WHAT NEEDS TO BE DONE.
Work out how many lines of the data hold the string "React", and reply with that number alone.

GIVEN INFORMATION.
================================

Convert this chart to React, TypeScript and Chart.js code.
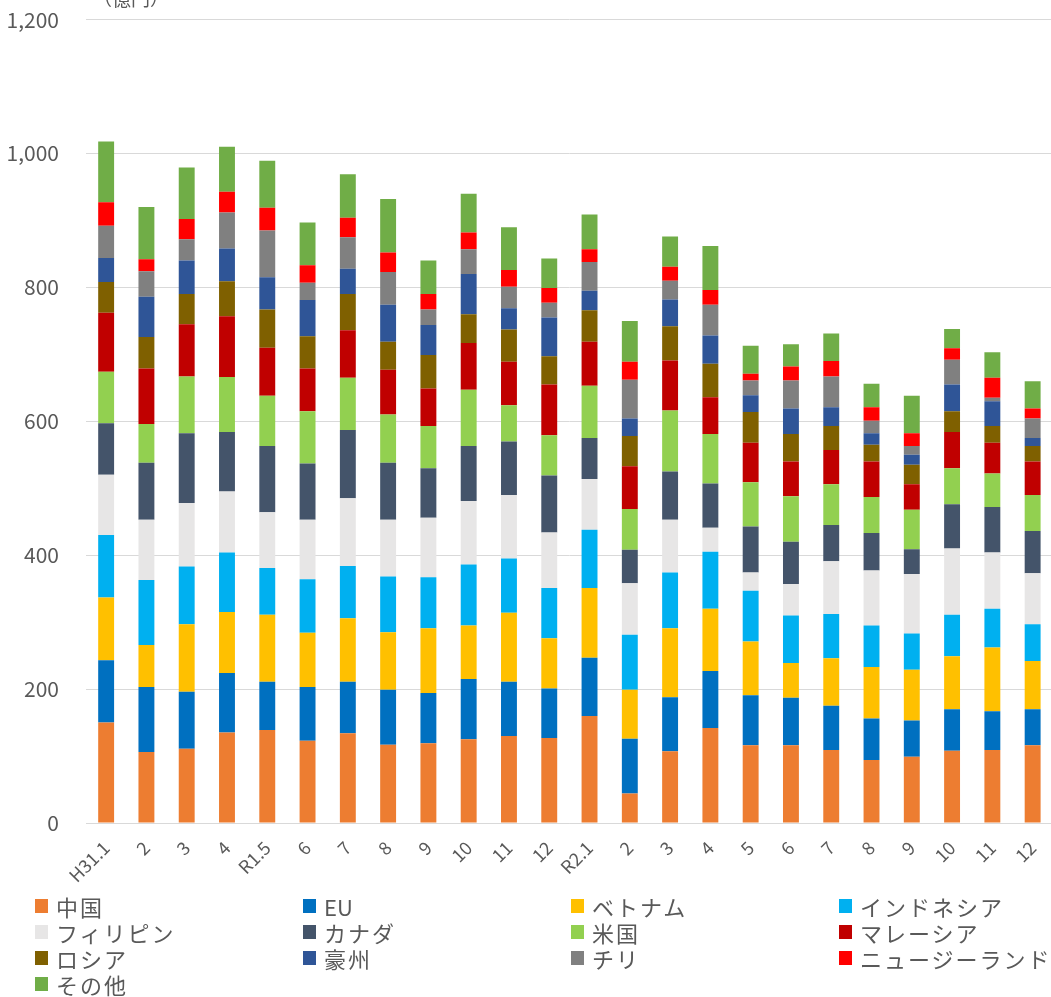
import React, { useEffect, useRef } from "react";
import { Chart, registerables } from "chart.js";

Chart.register(...registerables);

const categories = ["H31.1","2","3","4","R1.5","6","7","8","9","10","11","12","R2.1","2","3","4","5","6","7","8","9","10","11","12"];

const china = [150,106,111,135,139,123,134,117,119,125,130,127,160,44,107,142,116,116,109,94,99,108,109,116];
const eu = [93,97,85,89,72,80,77,82,75,90,81,74,87,82,81,85,75,71,66,62,54,62,58,54];
const vietnam = [94,63,101,91,100,81,95,86,97,80,103,75,104,73,103,93,80,52,71,77,76,79,95,72];
const indonesia = [93,97,86,89,70,80,78,83,76,91,81,75,87,82,83,85,76,71,66,62,54,62,58,55];
const philippines = [90,90,95,91,83,89,101,85,89,95,95,83,76,77,79,36,27,47,79,82,89,99,84,76];
const canada = [77,85,104,89,99,84,102,85,74,82,80,85,61,50,72,66,69,63,54,56,37,66,68,63];
const usa = [77,58,85,82,75,78,78,72,63,84,54,60,78,61,91,74,66,68,61,54,59,54,50,54];
const malaysia = [88,83,78,91,72,64,71,67,56,70,65,76,66,64,75,55,59,52,51,53,38,54,46,50];
const russia = [46,47,45,52,57,48,54,42,50,43,48,42,47,45,51,50,46,41,36,25,29,31,25,23];
const australia = [36,60,50,49,48,54,38,55,45,60,32,58,29,26,40,42,25,38,28,17,15,40,37,12];
const chile = [48,38,32,54,70,26,47,49,23,37,32,22,43,58,28,46,22,42,46,19,13,37,5,29];
const nz = [35,18,30,31,34,26,29,29,23,25,25,22,19,27,21,22,10,21,23,20,19,17,30,15];
const other = [91,78,77,67,70,64,65,80,50,58,64,44,52,61,45,66,42,33,41,35,56,29,38,41];

const seriesNames = ["中国","EU","ベトナム","インドネシア","フィリピン","カナダ","米国","マレーシア","ロシア","豪州","チリ","ニュージーランド","その他"];
const seriesColors = ["#ED7D31","#0070C0","#FFC000","#00B0F0","#E7E6E6","#44546A","#92D050","#C00000","#7F6000","#2F5597","#808080","#FF0000","#70AD47"];
const seriesData = [china, eu, vietnam, indonesia, philippines, canada, usa, malaysia, russia, australia, chile, nz, other];

const yTicksMax = 1200;
const yStep = 200;
const unitLabel = "（億円）";
const FONT = "'Noto Sans CJK JP', 'Noto Sans', sans-serif";
const TEXT = "#595959";
const SHIFT = 20;

export default function App() {
  const ref = useRef<HTMLCanvasElement | null>(null);

  useEffect(() => {
    document.documentElement.style.overflow = "hidden";
    document.body.style.overflow = "hidden";
    if (!ref.current) return;
    const unitPlugin = {
      id: "unitLabel",
      afterDraw(chart: any) {
        const ctx = chart.ctx;
        ctx.save();
        ctx.font = `19px ${FONT}`;
        ctx.fillStyle = TEXT;
        ctx.textBaseline = "bottom";
        ctx.textAlign = "left";
        ctx.fillText(unitLabel, 93, 8 + SHIFT);
        ctx.restore();
      },
    };
    const chart = new Chart(ref.current, {
      type: "bar",
      data: {
        labels: categories,
        datasets: seriesNames.map((n, i) => ({
          label: n,
          data: seriesData[i],
          backgroundColor: seriesColors[i],
          borderWidth: 0,
          categoryPercentage: 1,
          barPercentage: 0.395,
        })),
      },
      options: {
        animation: false,
        responsive: false,
        layout: { padding: { left: 6, top: 2, right: 4, bottom: 0 } },
        plugins: { legend: { display: false }, tooltip: { enabled: false } },
        scales: {
          x: {
            stacked: true,
            grid: { display: false, drawTicks: false },
            border: { display: true, color: "#D9D9D9", width: 1 },
            ticks: {
              color: TEXT,
              font: { size: 18, family: FONT },
              minRotation: 45,
              maxRotation: 45,
              padding: 14,
              autoSkip: false,
            },
            afterFit: (s: any) => { s.height = 72; },
          },
          y: {
            stacked: true,
            min: 0,
            max: yTicksMax,
            grid: { color: "#D9D9D9", drawTicks: false },
            border: { display: false },
            ticks: {
              stepSize: yStep,
              color: TEXT,
              font: { size: 21, family: FONT },
              padding: 27,
              callback: (v: any) => Number(v).toLocaleString("en-US"),
            },
            afterFit: (s: any) => { s.width = 80; },
          },
        },
      },
      plugins: [unitPlugin],
    });
    return () => chart.destroy();
  }, []);

  return (
    <div style={{ position: "absolute", left: 0, top: 0, width: 1062, height: 997, overflow: "hidden", fontFamily: FONT }}>
      <canvas ref={ref} width={1062} height={895 + SHIFT} style={{ position: "absolute", left: 0, top: -SHIFT }} />
      <div
        style={{
          position: "absolute",
          left: 35,
          top: 893,
          display: "grid",
          gridTemplateColumns: "repeat(4, 268px)",
          gridAutoRows: "26px",
          alignItems: "center",
        }}
      >
        {seriesNames.map((n, i) => (
          <div key={n} style={{ display: "flex", alignItems: "center", height: 26 }}>
            <span style={{ display: "inline-block", width: 13, height: 14, background: seriesColors[i], marginRight: 8 }} />
            <span style={{ fontSize: 22, color: TEXT, lineHeight: "26px", letterSpacing: /^[A-Za-z]+$/.test(n) ? 0 : 2, whiteSpace: "nowrap" }}>{n}</span>
          </div>
        ))}
      </div>
    </div>
  );
}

================================

EXERCISE RESPONSE.
2